英大衆紙のワールドカップ評

この年になると、時差ぼけの症状が出るのに時差が生じる。まだ、なんだかボーッとしている。加えて千客万来、雑事殺到で、ブログ更新が滞っていた。

 さて、今回の出張では、古巣ロンドンはヒースロー空港にトランジットのために計3時間いただけで、まったく街に出られなかった。この空港は店だけはたくさんあるが、ロクなものは売っていない。ただ、風船子には、お目当てのみやげものがある。大衆紙だ。

大衆紙は、以前、タブロイドと呼ばれていたが、今や、タイムズもガーディアンもブロードシート(日本の一般紙のような大きな紙型)からタブロイドになり、「タブロイド大衆紙」の等式は崩れてしまった。

 日本でタブロイドというと、「夕刊ナントカ」を思い浮かべる。1面には政治ダネがあるが、一般紙にくらべると報道量も部数も圧倒的に少ない。しかし、英国では発行部数の一位は大衆紙「サン」だ。毎日、第3ページに大きなヌード写真が掲載され、スポーツ紙のようにお色気、スポーツ記事も多いが、政治、経済もそれなりの記者がいて、影響力は大きい。ページも60ページ前後あり、読み応えがある。

 さて、空港売店の新聞売り場をあちこち探してみたが、お堅い新聞はあるが、「サン」が見つからない。広い空港を歩き回り、ようやく見つけた。値段は、20P(約40円弱)。以前は、こんなに安くなかったはずだが。

 まず、1面をめくると、20歳のやや太めの女性が胸もあらわににっこりほほ笑んでいる。「ページ3」は健在だった。
紙面はやはりワールドカップが主役だった。購入日は6月30日。まだイングランド敗戦直後だ。一面は、スクープ写真がでかでかと掲載されている。サッカーのイングランドチームのメンバーが、屈辱の敗戦から数時間後、ビールを飲み、葉巻をすいながら談笑している写真だ。

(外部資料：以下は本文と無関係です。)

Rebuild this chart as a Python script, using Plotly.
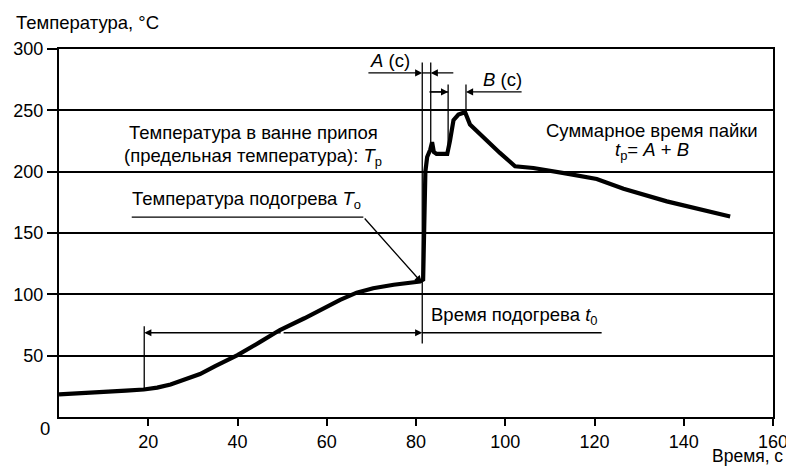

 社説は「オウンゴールだぜ、おまえたち」の見出しで、「プライドはどこへいった」と選手たちをコテンパンにこきおろしている。
「このバカたれ連中は、国家的な屈辱の時に、大酒飲んでパーティーしているとは、どういう神経しとるのか」。


ページをめくると中央部の見開きページを全部使って、日本の敗戦を伝える記事が載っていた。中央にはPKをはずして頭を抱える駒野選手の写真がある。扱いは大きいが試合評は辛辣だった。

 「イングランドアルジェリアと同様、今大会で最悪のゲーム内容だった。日本は終始、おされっぱなしで、二時間もこんな試合をみるのはつらかった」

 日本では、いまだに「よくやった、日本」の報道が続いているが、こうした厳しい評価も知ってもらいたい。